(There are some spoilers for the film The Banshees of Inisherin ahead.)
Colm Doherty cares about important things. A lifelong resident of the fictional Irish island Inisherin, Colm has spent his days playing music and chatting at the pub with his best friend, Pádraic. But when stricken by existential dread—hastened in part by the 1923 Irish Civil War waging on the mainland—Colm (Brendan Gleason) devotes himself to making life matter, which he believes means ignoring Pádraic (Colin Farrell).
After Colm’s actions lead to the death of Pádraic’s beloved miniature donkey, Jenny, Colm seeks solace in the confessional booth, much to the chagrin of his priest (David Pearse). “Do you think God gives a damn about miniature donkeys, Colm?” asks the cleric.
“I fear he doesn’t,” Colm answers. “And I fear that’s where it all went wrong.”
With that rejoinder, Colm not only gets at the source of the conflict in The Banshees of Inishiren, the latest movie from British-Irish writer-director Martin McDonagh, but also many of the best films of 2022. Be they drama, comedy, sci-fi or horror, the movies of the past year turn their attention toward things too often dismissed.

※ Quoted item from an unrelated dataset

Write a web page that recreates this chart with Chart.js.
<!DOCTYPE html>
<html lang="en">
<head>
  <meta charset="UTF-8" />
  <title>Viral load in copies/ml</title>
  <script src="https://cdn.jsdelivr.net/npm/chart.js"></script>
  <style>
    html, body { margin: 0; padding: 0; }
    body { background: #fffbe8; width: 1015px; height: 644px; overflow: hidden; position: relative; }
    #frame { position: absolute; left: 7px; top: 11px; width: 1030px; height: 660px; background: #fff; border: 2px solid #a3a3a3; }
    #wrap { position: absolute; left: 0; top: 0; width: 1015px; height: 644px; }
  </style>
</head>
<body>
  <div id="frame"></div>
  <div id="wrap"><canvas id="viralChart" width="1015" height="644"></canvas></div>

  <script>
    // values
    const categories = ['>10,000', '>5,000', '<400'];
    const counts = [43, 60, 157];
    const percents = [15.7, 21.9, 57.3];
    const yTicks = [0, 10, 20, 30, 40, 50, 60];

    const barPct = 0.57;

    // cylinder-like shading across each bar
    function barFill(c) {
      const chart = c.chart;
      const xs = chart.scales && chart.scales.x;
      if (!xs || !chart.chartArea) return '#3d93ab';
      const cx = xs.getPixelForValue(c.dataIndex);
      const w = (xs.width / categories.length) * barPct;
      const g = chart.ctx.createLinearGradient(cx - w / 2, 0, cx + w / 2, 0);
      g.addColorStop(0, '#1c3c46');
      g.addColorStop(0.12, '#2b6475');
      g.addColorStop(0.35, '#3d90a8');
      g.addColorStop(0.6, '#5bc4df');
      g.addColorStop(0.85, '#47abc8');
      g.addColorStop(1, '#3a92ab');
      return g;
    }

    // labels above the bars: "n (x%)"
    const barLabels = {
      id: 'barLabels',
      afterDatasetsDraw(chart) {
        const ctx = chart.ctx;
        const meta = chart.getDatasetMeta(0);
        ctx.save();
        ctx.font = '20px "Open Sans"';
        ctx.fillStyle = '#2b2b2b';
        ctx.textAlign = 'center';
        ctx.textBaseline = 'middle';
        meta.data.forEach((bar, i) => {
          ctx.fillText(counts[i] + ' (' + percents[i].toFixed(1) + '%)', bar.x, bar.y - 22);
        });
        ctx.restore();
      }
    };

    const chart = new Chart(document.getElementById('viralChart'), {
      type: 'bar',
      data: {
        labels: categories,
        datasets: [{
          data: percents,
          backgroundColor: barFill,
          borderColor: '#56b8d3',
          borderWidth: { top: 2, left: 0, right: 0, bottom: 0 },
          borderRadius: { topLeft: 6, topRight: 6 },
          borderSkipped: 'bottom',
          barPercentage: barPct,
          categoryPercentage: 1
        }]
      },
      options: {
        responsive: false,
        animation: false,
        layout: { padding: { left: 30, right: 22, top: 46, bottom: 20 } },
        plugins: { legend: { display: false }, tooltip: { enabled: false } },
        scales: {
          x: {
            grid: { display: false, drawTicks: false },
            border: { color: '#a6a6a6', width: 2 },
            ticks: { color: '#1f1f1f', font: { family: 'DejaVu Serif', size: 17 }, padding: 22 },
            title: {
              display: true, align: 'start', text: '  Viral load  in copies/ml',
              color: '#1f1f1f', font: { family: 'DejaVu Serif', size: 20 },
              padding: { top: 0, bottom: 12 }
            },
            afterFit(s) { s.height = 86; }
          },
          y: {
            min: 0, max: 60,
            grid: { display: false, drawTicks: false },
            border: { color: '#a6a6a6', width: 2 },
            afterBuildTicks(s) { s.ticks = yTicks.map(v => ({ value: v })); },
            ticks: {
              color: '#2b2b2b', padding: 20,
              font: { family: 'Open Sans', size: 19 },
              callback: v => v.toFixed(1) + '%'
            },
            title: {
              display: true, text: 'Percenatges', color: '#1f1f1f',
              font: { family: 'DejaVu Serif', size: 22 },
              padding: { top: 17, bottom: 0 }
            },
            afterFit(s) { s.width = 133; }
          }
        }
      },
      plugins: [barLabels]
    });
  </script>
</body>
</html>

Like Colm, the conductor Lydia Tár (Cate Blanchett), of writer-director Todd Field’s blistering drama Tár, mistreats others in her quest for excellence, forgetting the human in the humanities. In the gonzo sci-fi Everything Everywhere All at Once from oddball writer-directors Dan Kwan and Daniel Scheinert, Chinese immigrant Evelyn Wang (Michelle Yeoh) sees a thousand versions of her life and learns that it doesn’t matter if she’s a beleaguered laundromat manager or a beloved actress or a woman with hot dogs for fingers; love for others takes precedent over any failure of achievement.
Be they drama, comedy, sci-fi or horror, the movies of the past year turn their attention toward things too often dismissed.

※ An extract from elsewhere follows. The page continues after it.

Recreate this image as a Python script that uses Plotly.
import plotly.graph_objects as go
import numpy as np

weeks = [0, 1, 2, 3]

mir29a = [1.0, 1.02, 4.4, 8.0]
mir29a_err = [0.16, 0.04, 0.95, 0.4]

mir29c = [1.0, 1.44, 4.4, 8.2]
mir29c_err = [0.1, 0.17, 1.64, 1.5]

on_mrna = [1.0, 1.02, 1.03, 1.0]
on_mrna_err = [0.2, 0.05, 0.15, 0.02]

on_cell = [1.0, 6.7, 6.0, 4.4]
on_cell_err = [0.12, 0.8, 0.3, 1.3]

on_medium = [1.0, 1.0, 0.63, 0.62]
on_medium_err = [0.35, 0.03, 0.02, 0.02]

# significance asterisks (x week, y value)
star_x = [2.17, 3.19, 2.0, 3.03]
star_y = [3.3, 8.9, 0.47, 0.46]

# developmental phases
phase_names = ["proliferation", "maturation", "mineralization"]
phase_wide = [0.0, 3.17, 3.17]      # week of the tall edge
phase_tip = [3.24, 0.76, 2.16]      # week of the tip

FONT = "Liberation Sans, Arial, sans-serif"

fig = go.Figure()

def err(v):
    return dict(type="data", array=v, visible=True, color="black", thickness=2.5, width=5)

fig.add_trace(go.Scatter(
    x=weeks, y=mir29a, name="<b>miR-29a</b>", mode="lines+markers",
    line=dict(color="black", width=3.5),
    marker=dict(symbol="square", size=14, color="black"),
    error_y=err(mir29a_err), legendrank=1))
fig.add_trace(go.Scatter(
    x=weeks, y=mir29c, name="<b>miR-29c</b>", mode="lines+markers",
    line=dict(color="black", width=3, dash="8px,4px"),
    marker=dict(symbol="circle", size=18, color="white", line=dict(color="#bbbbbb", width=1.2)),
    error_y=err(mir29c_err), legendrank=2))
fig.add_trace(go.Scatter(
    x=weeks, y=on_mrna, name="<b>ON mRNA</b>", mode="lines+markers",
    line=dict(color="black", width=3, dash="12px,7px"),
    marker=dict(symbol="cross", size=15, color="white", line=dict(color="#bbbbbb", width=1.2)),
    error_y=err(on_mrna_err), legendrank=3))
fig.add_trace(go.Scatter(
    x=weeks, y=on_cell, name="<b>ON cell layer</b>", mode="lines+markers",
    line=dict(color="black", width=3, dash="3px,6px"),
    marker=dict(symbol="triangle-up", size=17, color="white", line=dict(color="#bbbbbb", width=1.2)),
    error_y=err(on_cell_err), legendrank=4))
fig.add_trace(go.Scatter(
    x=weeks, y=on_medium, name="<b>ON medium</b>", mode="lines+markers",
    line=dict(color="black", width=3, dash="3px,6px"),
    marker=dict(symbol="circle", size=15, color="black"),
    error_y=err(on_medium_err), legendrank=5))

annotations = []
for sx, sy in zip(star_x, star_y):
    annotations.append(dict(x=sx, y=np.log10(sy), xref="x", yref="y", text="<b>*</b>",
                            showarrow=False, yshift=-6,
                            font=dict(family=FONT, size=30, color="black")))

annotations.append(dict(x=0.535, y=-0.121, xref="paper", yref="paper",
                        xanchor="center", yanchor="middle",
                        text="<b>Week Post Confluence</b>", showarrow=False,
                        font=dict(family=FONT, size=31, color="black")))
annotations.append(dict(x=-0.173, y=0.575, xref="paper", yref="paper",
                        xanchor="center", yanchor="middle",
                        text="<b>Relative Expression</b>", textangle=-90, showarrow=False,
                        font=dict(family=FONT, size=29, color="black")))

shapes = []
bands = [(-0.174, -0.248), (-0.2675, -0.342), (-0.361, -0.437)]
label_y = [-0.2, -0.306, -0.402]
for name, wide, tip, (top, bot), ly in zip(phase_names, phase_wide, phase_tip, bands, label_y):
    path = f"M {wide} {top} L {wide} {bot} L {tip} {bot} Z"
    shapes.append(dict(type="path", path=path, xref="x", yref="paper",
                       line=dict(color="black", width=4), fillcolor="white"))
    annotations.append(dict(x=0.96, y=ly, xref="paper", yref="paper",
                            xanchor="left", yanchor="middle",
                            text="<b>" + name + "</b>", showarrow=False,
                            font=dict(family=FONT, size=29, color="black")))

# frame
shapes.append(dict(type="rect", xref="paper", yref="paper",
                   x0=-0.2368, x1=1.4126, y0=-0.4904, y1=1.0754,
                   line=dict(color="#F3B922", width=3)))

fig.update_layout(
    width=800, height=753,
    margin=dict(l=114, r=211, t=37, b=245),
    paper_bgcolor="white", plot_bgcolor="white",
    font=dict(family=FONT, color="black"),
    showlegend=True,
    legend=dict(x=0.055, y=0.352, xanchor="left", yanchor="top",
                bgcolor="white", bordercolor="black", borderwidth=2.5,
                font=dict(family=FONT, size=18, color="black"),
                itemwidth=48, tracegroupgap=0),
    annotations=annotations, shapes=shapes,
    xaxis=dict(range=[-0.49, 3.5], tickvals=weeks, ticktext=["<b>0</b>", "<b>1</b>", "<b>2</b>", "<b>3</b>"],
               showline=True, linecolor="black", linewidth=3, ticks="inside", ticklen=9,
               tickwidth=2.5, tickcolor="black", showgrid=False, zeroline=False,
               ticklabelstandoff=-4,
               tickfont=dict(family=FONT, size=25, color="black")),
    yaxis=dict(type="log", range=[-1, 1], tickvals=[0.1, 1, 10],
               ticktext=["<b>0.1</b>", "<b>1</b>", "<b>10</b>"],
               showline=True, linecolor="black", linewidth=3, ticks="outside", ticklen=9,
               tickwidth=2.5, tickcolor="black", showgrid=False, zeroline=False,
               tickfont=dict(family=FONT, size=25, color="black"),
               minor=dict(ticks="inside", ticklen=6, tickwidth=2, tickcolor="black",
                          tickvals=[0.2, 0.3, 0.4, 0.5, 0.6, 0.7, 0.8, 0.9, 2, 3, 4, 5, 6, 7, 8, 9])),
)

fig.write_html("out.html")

This same theme can be found in films grounded in reality. Directed by Laura Poitras, the documentary All the Beauty and the Bloodshed follows photographer Nan Goldin as she uses her influence to seek justice against the powerful Sackler family for driving the opioid epidemic. Like the portraits of LGBTQ+ people that made Goldin famous in the 1970s and ’80s, All the Beauty celebrates the dignity of “the least of these” (Matthew 25).
Even the hyperactive mystery-comedy Glass Onion and the blockbuster horror film Nope follow suit. In the former, writer-director Rian Johnson brings back detective Benoit Blanc (Daniel Craig) from Knives Out (2019), this time to investigate a murder involving a group of powerful influencers led by the Elon Musk–like Miles Bron (Edward Norton). Nope, Jordan Peele’s third outing as a writer-director, uses an alien invasion tale to explore both a forgotten part of Hollywood history and the destructive nature of cutthroat economic systems.

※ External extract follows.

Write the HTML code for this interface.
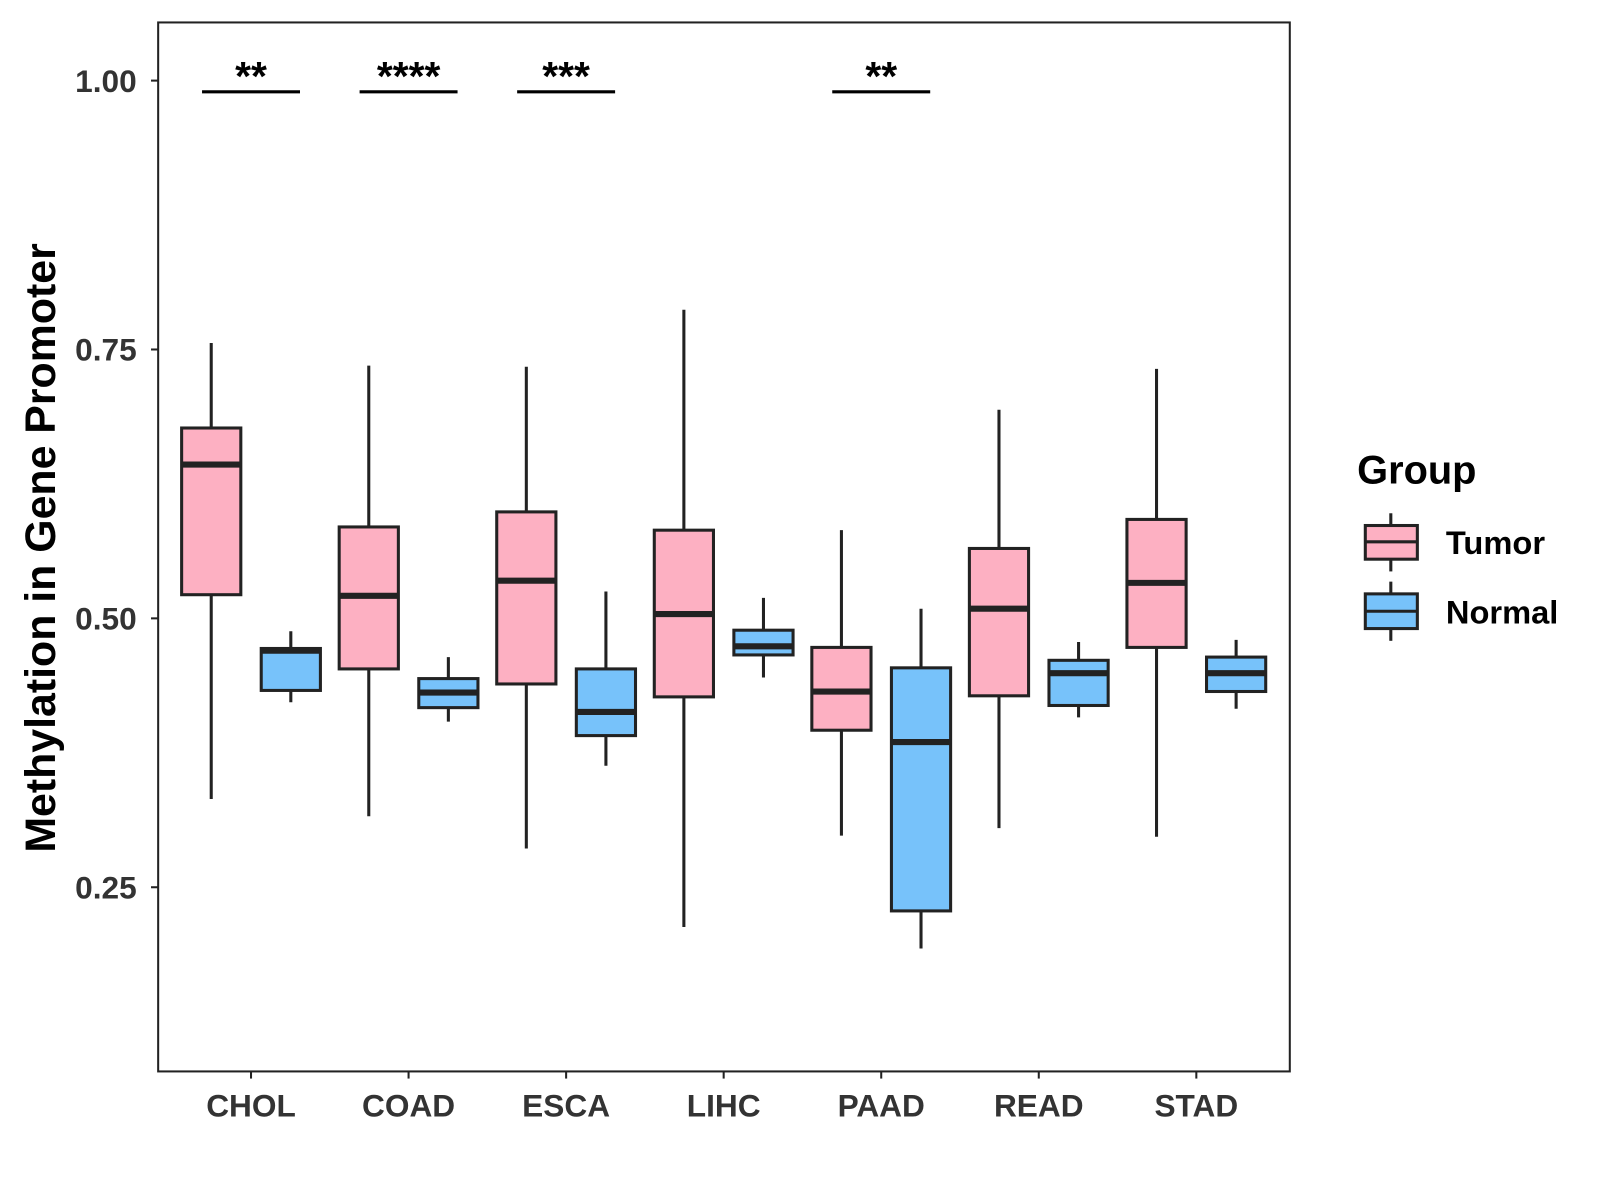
<!DOCTYPE html>
<html><head><meta charset="utf-8"><style>
body{margin:0;background:#fff}
svg{display:block;font-family:"Liberation Sans",Arial,sans-serif}
</style></head><body>
<svg id="c" width="1600" height="1200" viewBox="0 0 1568 1176">
<rect x="155" y="22" width="1109" height="1028" fill="#fff" stroke="#222" stroke-width="2"/>
<g id="marks"></g>
<text transform="translate(54,537) rotate(-90)" text-anchor="middle" font-size="42" font-weight="bold" fill="#000">Methylation in Gene Promoter</text>
<g>
<text x="1330" y="474" font-size="39" font-weight="bold">Group</text>
<g>
<line x1="1363" y1="503" x2="1363" y2="560" stroke="#222" stroke-width="3"/>
<rect x="1338" y="515" width="51" height="33" fill="#fdb0c2" stroke="#222" stroke-width="3"/>
<line x1="1338" y1="531" x2="1389" y2="531" stroke="#222" stroke-width="3"/>
<text x="1417" y="543" font-size="32" font-weight="bold">Tumor</text></g>
<g>
<line x1="1363" y1="570" x2="1363" y2="628" stroke="#222" stroke-width="3"/>
<rect x="1338" y="582" width="51" height="34" fill="#77c2fa" stroke="#222" stroke-width="3"/>
<line x1="1338" y1="599" x2="1389" y2="599" stroke="#222" stroke-width="3"/>
<text x="1417" y="611" font-size="32" font-weight="bold">Normal</text></g>
</g>
</svg>
<script>
const categories=["CHOL","COAD","ESCA","LIHC","PAAD","READ","STAD"];
const tumorMin=[0.332,0.316,0.286,0.213,0.298,0.305,0.297];
const tumorQ1=[0.522,0.453,0.439,0.427,0.396,0.428,0.473];
const tumorMed=[0.643,0.521,0.535,0.504,0.432,0.509,0.533];
const tumorQ3=[0.677,0.585,0.599,0.582,0.473,0.565,0.592];
const tumorMax=[0.756,0.735,0.734,0.787,0.582,0.694,0.732];
const normalMin=[0.422,0.404,0.363,0.445,0.193,0.408,0.416];
const normalQ1=[0.433,0.417,0.391,0.466,0.228,0.419,0.432];
const normalMed=[0.470,0.431,0.413,0.474,0.385,0.449,0.449];
const normalQ3=[0.472,0.444,0.453,0.489,0.454,0.461,0.464];
const normalMax=[0.488,0.464,0.525,0.519,0.509,0.478,0.480];
const sigLabels=["**","****","***","","**","",""];
const yTicks=[0.25,0.5,0.75,1.0];
const yTickLabels=["0.25","0.50","0.75","1.00"];
const NS="http://www.w3.org/2000/svg";
const y=v=>79+(1-v)*1054;
const x=i=>246+i*154.4;
const g=document.getElementById('marks');
function mk(t,a,p){const e=document.createElementNS(NS,t);for(const k in a)e.setAttribute(k,a[k]);(p||g).appendChild(e);return e;}
yTicks.forEach((v,i)=>{
 const t=mk('line',{x1:148,x2:155,y1:y(v),y2:y(v),stroke:'#222','stroke-width':2});
 
 
 const l=mk('text',{x:134,y:y(v)+11,'text-anchor':'end','font-size':31,'font-weight':'bold',fill:'#333'});
 l.textContent=yTickLabels[i];
 
 
});
categories.forEach((c,i)=>{
 const cx=x(i);
 const t=mk('line',{x1:cx,x2:cx,y1:1050,y2:1057,stroke:'#222','stroke-width':2});
 
 
 const l=mk('text',{x:cx,y:1094,'text-anchor':'middle','font-size':31,'font-weight':'bold',fill:'#333'});
 l.textContent=c;
 
 
 const sets=[[tumorMin,tumorQ1,tumorMed,tumorQ3,tumorMax,'#fdb0c2',-39,'tumor'],[normalMin,normalQ1,normalMed,normalQ3,normalMax,'#77c2fa',39,'normal']];
 sets.forEach(s=>{
  const bx=cx+s[6];
  const grp=mk('g',{});
  
  
  mk('line',{x1:bx,x2:bx,y1:y(s[4][i]),y2:y(s[0][i]),stroke:'#222','stroke-width':3},grp);
  mk('rect',{x:bx-29,y:y(s[3][i]),width:58,height:y(s[1][i])-y(s[3][i]),fill:s[5],stroke:'#222','stroke-width':3},grp);
  mk('line',{x1:bx-29,x2:bx+29,y1:y(s[2][i]),y2:y(s[2][i]),stroke:'#222','stroke-width':6},grp);
 });
 if(sigLabels[i]){
  const sl=mk('line',{x1:cx-48,x2:cx+48,y1:90,y2:90,stroke:'#000','stroke-width':3});
  
  
  const st=mk('text',{x:cx,y:88,'text-anchor':'middle','font-size':40,'font-weight':'bold',fill:'#000'});
  st.textContent=sigLabels[i];
  
  
 }
});
</script>
</body></html>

In these films, we’re reminded of God’s love for the seemingly meaningless things of the world. From God establishing a nation (Genesis 12) through an elderly childless couple and picking an unimpressive shepherd (1 Samuel 16) to be their greatest king to Jesus surrounding himself with fishermen (Matthew 4:18-22) and children (Matthew 19:13-15), Scripture promises time and again that God cares about those whom the material world diminishes.
What are we, as the body of Christ, then to do? The Banshees of Inishiren may give us an answer. Confronting Colm about his behavior, a hurt Pádraic reminds his friend that he used to be nice. “Ah, well, I suppose niceness doesn’t last, then,” Colm tells Pádraic, before listing the things that do, in his opinion: music and paintings and poetry.
“So does niceness,” pleads Pádraic.
When watching Banshees, or any other beautiful movie from 2022, one hopes that art will last. But as Scripture so often insists, when art—no matter how powerful—becomes more important than people, then it’s all gone wrong.